▶ _Exercise description_: Reproduce each line that includes the word "standalone".

▶ _The records_:
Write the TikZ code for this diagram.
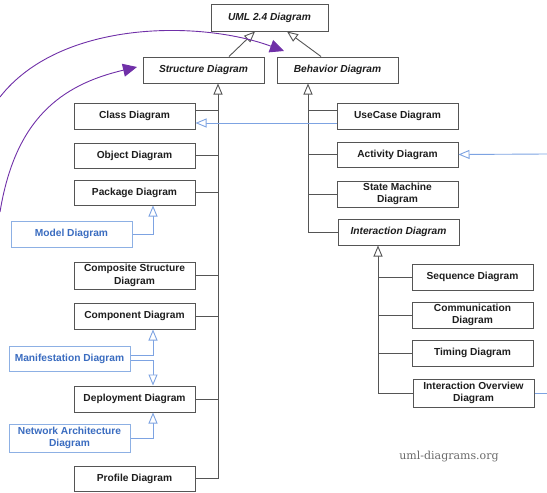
\documentclass[tikz,border=0pt]{standalone}
\usepackage{fontspec}
\setmainfont{Liberation Sans}
\newfontfamily\wmfont{DejaVu Serif}
\usetikzlibrary{arrows.meta}
\definecolor{edgegray}{HTML}{555555}
\definecolor{txtblack}{HTML}{1E1E1E}
\definecolor{bluetxt}{HTML}{3A6CC0}
\definecolor{blueedge}{HTML}{8DB0E4}
\definecolor{blueline}{HTML}{7DA3E2}
\definecolor{purp}{HTML}{7030A8}
\definecolor{wmgray}{HTML}{6A6A6A}
\tikzset{
  dbox/.style={draw=edgegray, line width=1pt, fill=white, inner sep=0pt, minimum width=121pt, minimum height=26pt, align=center, text=txtblack, font=\fontsize{10.2}{12.7}\selectfont\bfseries},
  abox/.style={dbox, font=\fontsize{10.2}{12.7}\selectfont\bfseries\itshape},
  bbox/.style={dbox, draw=blueedge, text=bluetxt},
  conn/.style={draw=edgegray, line width=0.9pt},
  gen/.style={conn, -{Triangle[open, length=11pt, width=9pt, fill=white]}},
  bgen/.style={draw=blueline, line width=0.9pt, -{Triangle[open, length=11pt, width=9pt, fill=white]}},
  bline/.style={draw=blueline, line width=0.9pt},
  parrow/.style={draw=purp, line width=0.9pt, -{Triangle[length=14pt, width=13pt]}},
}
\begin{document}
\begin{tikzpicture}[x=1pt, y=-1pt]
\useasboundingbox (0,0) rectangle (547,493);
% coordinates for trunks
\coordinate (sx) at (218,0);
\coordinate (bx) at (308,0);
\coordinate (ix) at (378,0);
\coordinate (ax) at (153,0);
\coordinate (ua) at (255,0);
\coordinate (ub) at (287,0);
\coordinate (sa) at (229,0);
\coordinate (ba) at (321,0);
\coordinate (rightA) at (547,154);
\coordinate (rightB) at (547,393);
\coordinate (p1s) at (0,97);
\coordinate (p1e) at (284,51);
\coordinate (p2s) at (0,212);
\coordinate (p2e) at (137,67);
% top
\node[abox, minimum width=117pt, minimum height=27pt] (uml) at (269.5,17.5) {UML 2.4 Diagram};
\node[abox] (struct) at (203.5,70) {Structure Diagram};
\node[abox] (behav) at (337.5,70) {Behavior Diagram};
% structure children
\node[dbox] (class) at (134.5,116) {Class Diagram};
\node[dbox, minimum height=25pt] (object) at (134.5,155.5) {Object Diagram};
\node[dbox, minimum height=25pt] (package) at (134.5,192.5) {Package Diagram};
\node[bbox] (model) at (71.5,234) {Model Diagram};
\node[dbox, minimum height=27pt] (composite) at (134.5,275.5) {Composite Structure\\Diagram};
\node[dbox] (component) at (134.5,316) {Component Diagram};
\node[bbox, minimum height=25pt] (manifest) at (69.5,358.5) {Manifestation Diagram};
\node[dbox] (deploy) at (134.5,399) {Deployment Diagram};
\node[bbox, minimum height=28pt] (network) at (69.5,438) {Network Architecture\\Diagram};
\node[dbox, minimum height=25pt] (profile) at (134.5,478.5) {Profile Diagram};
% behavior children
\node[dbox] (usecase) at (397.5,116) {UseCase Diagram};
\node[dbox, minimum height=25pt] (activity) at (397.5,154.5) {Activity Diagram};
\node[dbox] (state) at (397.5,194) {State Machine\\Diagram};
\node[abox] (interaction) at (398.5,232) {Interaction Diagram};
\node[dbox] (sequence) at (472.5,277) {Sequence Diagram};
\node[dbox] (communication) at (472.5,315) {Communication\\Diagram};
\node[dbox] (timing) at (472.5,353) {Timing Diagram};
\node[dbox, minimum height=28pt] (overview) at (473.5,393) {Interaction Overview\\Diagram};
% watermark
\node[text=wmgray, font=\wmfont\fontsize{11}{13}\selectfont] (wm) at (449,457) {uml-diagrams.org};
% generalizations to UML
\draw[gen] (struct.north -| sa) -- (uml.south -| ua);
\draw[gen] (behav.north -| ba) -- (uml.south -| ub);
% structure trunk
\draw[gen] (profile.east) -| (struct.south -| sx);
\draw[conn] ([yshift=6pt]class.east) -- ([yshift=6pt]class.east -| sx);
\foreach \n in {object,package,composite,component,deploy}
  \draw[conn] (\n.east) -- (\n.east -| sx);
% behavior trunk
\draw[gen] (interaction.west) -| (behav.south -| bx);
\draw[conn] ([yshift=6pt]usecase.west) -- ([yshift=6pt]usecase.west -| bx);
\foreach \n in {activity,state}
  \draw[conn] (\n.west) -- (\n.west -| bx);
% interaction trunk
\draw[gen] (overview.west) -| (interaction.south -| ix);
\foreach \n in {sequence,communication,timing}
  \draw[conn] (\n.west) -- (\n.west -| ix);
% blue specializations
\draw[bgen] (model.east) -| (package.south -| ax);
\draw[bgen] ([yshift=3.5pt]manifest.east) -| (component.south -| ax);
\draw[bgen] ([yshift=-1.5pt]manifest.east) -| (deploy.north -| ax);
\draw[bgen] (network.east) -| (deploy.south -| ax);
\draw[bgen] ([yshift=-7pt]usecase.west) -- ([yshift=-7pt]class.east);
\draw[bgen] (rightA) -- (activity.east);
\draw[bline] (overview.east) -- (rightB);
% purple curves
\draw[parrow] (p1s) .. controls (60,20) and (200,20) .. (p1e);
\draw[parrow] (p2s) .. controls (15,120) and (60,85) .. (p2e);
\end{tikzpicture}
\end{document}
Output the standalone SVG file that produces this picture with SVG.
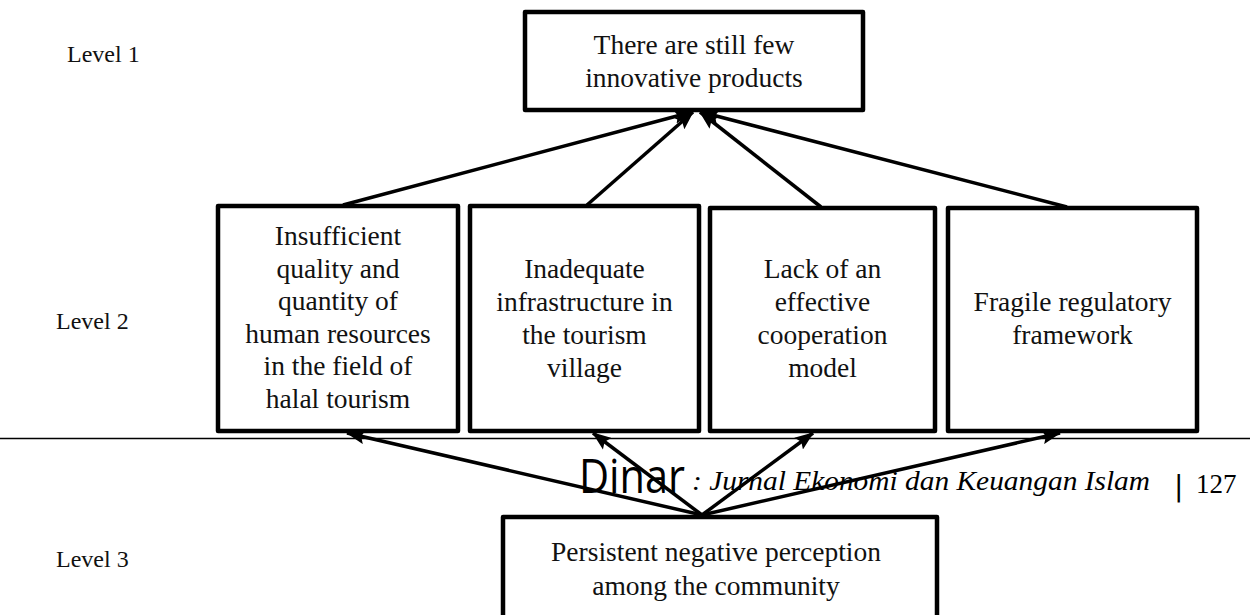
<svg xmlns="http://www.w3.org/2000/svg" width="1250" height="615" viewBox="0 0 1250 615">
<defs>
<style>
.box{fill:#fff;stroke:#000;stroke-width:4.5;stroke-linejoin:round}
.t{font-family:"Liberation Serif","Times New Roman",serif;font-size:27.5px;fill:#111;text-anchor:middle}
.lvl{font-family:"Liberation Serif","Times New Roman",serif;font-size:24px;fill:#111}
.ar{stroke:#000;stroke-width:3.5;fill:none;marker-end:url(#ah)}
</style>
<marker id="ah" markerUnits="userSpaceOnUse" markerWidth="19" markerHeight="15" refX="16" refY="6.5" orient="auto" viewBox="0 0 17 13">
<path d="M0,0 L17,6.5 L0,13 L3,6.5 Z" fill="#000"/>
</marker>
</defs>
<rect width="1250" height="615" fill="#fff"/>

<g id="labels">
<text class="lvl" x="67" y="62">Level 1</text>
<text class="lvl" x="56" y="329">Level 2</text>
<text class="lvl" x="56" y="567">Level 3</text>
</g>

<g id="footer">
<line x1="0" y1="438.5" x2="1250" y2="438.5" stroke="#000" stroke-width="1.5"/>
<text x="579" y="493" font-family="'Open Sans','DejaVu Sans',sans-serif" font-size="48" textLength="106" lengthAdjust="spacingAndGlyphs" fill="#000">Dinar</text>
<text x="692" y="490" font-family="'Liberation Serif',serif" font-style="italic" font-size="27" textLength="458" lengthAdjust="spacingAndGlyphs" fill="#000">: Jurnal Ekonomi dan Keuangan Islam</text>
<text x="1174" y="496" font-family="'DejaVu Sans',sans-serif" font-size="28" fill="#000">|</text>
<text x="1196" y="493" font-family="'Liberation Serif',serif" font-size="27" fill="#000">127</text>
</g>

<g id="n-top">
<rect class="box" x="525" y="12" width="338" height="98"/>
<text class="t" x="694" y="54">There are still few</text>
<text class="t" x="694" y="87">innovative products</text>
</g>

<g id="n-hr">
<rect class="box" x="218" y="206" width="240" height="225"/>
<text class="t" x="338" y="245">Insufficient</text>
<text class="t" x="338" y="278">quality and</text>
<text class="t" x="338" y="310">quantity of</text>
<text class="t" x="338" y="343">human resources</text>
<text class="t" x="338" y="375">in the field of</text>
<text class="t" x="338" y="408">halal tourism</text>
</g>

<g id="n-infra">
<rect class="box" x="470" y="206" width="229" height="225"/>
<text class="t" x="584.5" y="278">Inadequate</text>
<text class="t" x="584.5" y="311">infrastructure in</text>
<text class="t" x="584.5" y="344">the tourism</text>
<text class="t" x="584.5" y="377">village</text>
</g>

<g id="n-coop">
<rect class="box" x="710" y="208" width="225" height="223"/>
<text class="t" x="822.5" y="278">Lack of an</text>
<text class="t" x="822.5" y="311">effective</text>
<text class="t" x="822.5" y="344">cooperation</text>
<text class="t" x="822.5" y="377">model</text>
</g>

<g id="n-reg">
<rect class="box" x="948" y="208" width="249" height="223"/>
<text class="t" x="1072.5" y="311">Fragile regulatory</text>
<text class="t" x="1072.5" y="344">framework</text>
</g>

<g id="n-perc">
<rect class="box" x="503" y="517" width="434" height="110"/>
<text class="t" x="716" y="561">Persistent negative perception</text>
<text class="t" x="716" y="595">among the community</text>
</g>

<g id="connectors">
<line class="ar" x1="343" y1="205" x2="692" y2="112"/>
<line class="ar" x1="587" y1="205" x2="693" y2="112"/>
<line class="ar" x1="821" y1="207" x2="700" y2="112"/>
<line class="ar" x1="1067" y1="207" x2="701" y2="112"/>
<line class="ar" x1="702" y1="515" x2="347" y2="433"/>
<line class="ar" x1="702" y1="515" x2="593" y2="433"/>
<line class="ar" x1="702" y1="515" x2="813" y2="433"/>
<line class="ar" x1="702" y1="515" x2="1060" y2="433"/>
</g>
</svg>
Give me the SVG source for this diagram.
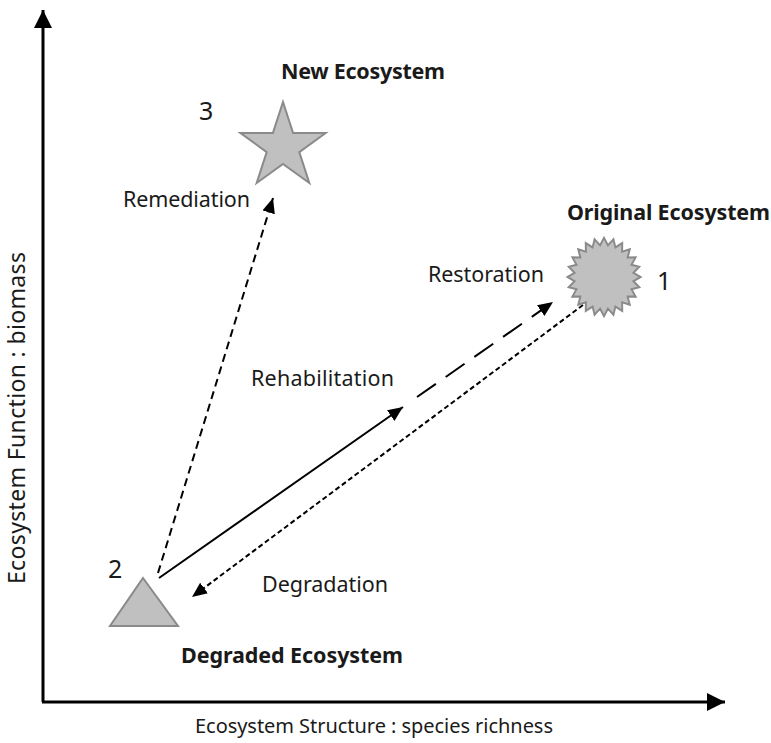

▶ _Full solution_:
\documentclass[tikz,border=0pt]{standalone}
Output the standalone SVG file that produces this picture with SVG.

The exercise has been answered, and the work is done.